Thursday, January 07, 2010
"Spider-Man 4" delayed over script clashes
Sony and director Sam Raimi are at loggerheads over which direction to go with the villains for the latest installment -- an impasse that has prompted the studio to delay its scheduled spring production start and potentially to bump the picture from its May 11, 2011 release slot.
Raimi wants to have a criminal known as the Vulture act as the primary antagonist in the film while the studio, which dislikes the idea of the winged wrongdoer, is pushing for a romantic sub-plot involving a burglar named the Black Cat in addition to another villain.
A succession of writers has tried to marry the two parties' differing visions to no effect.

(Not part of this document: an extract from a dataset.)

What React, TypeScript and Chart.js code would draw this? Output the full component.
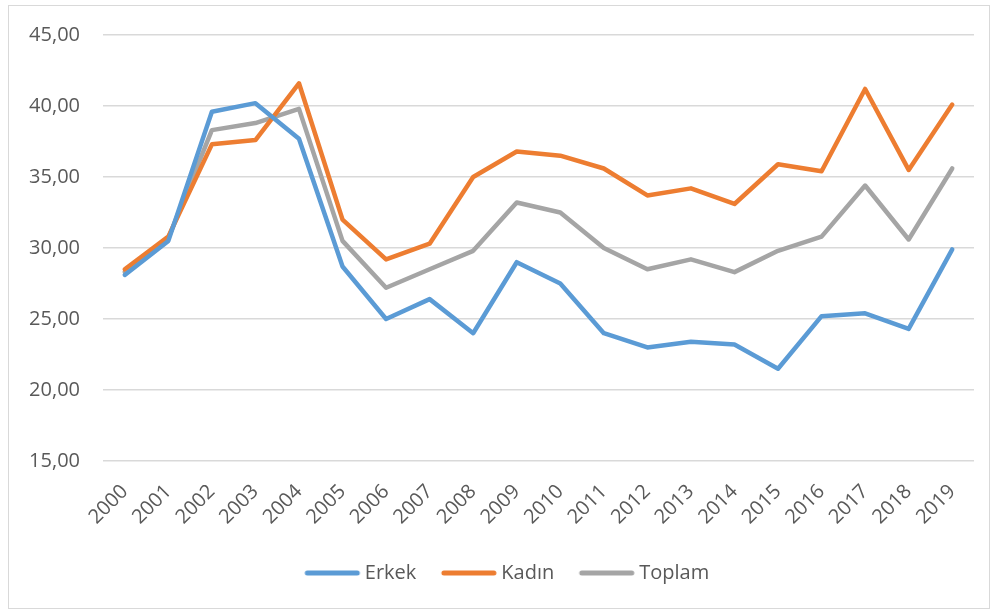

Pulitzer Prize-winning playwright David Lindsay-Abaire ("Rabbit Hole") was hired in October 2008 to pen a key version of the screenplay, on top of the earlier version penned by James Vanderbilt ("Zodiac"). Last year, Sony brought in Gary Ross -- Oscar-nominated for his adapted script on 2003's "Seabiscuit" -- which he also directed.
Alvin Sargent is penning the latest iteration.
Word of the Sony-Raimi conflict first surfaced mid-December on genre Web site IESB, but Sony denied the report, saying tweaking of the script was "nothing unusual."
The differing views about the villain have their origins in the making of "Spider-Man 3."
Raimi, a fan of the wall-crawling super-hero since the character's 1960s debut, wanted to use classic villain Vulture in addition to Sandman, another classic creation, for that movie. The studio pushed him to use Venom, a character that was introduced in the late 1980s, because it thought that character, with its slick alien-symbiote origin, would lend itself to more effective marketing material and a way to attract "the kids."
"Spider-Man 3," while ensnaring $890 million in its worldwide web, turned out to be reviled by both the fanboy community and by many critics.
Production still could begin by this summer. While Sony insiders maintain the pic still could remain in its current release date, a shift to a date later in summer 2011 may be more likely considering the lack of a final script for the visual effects-driven project.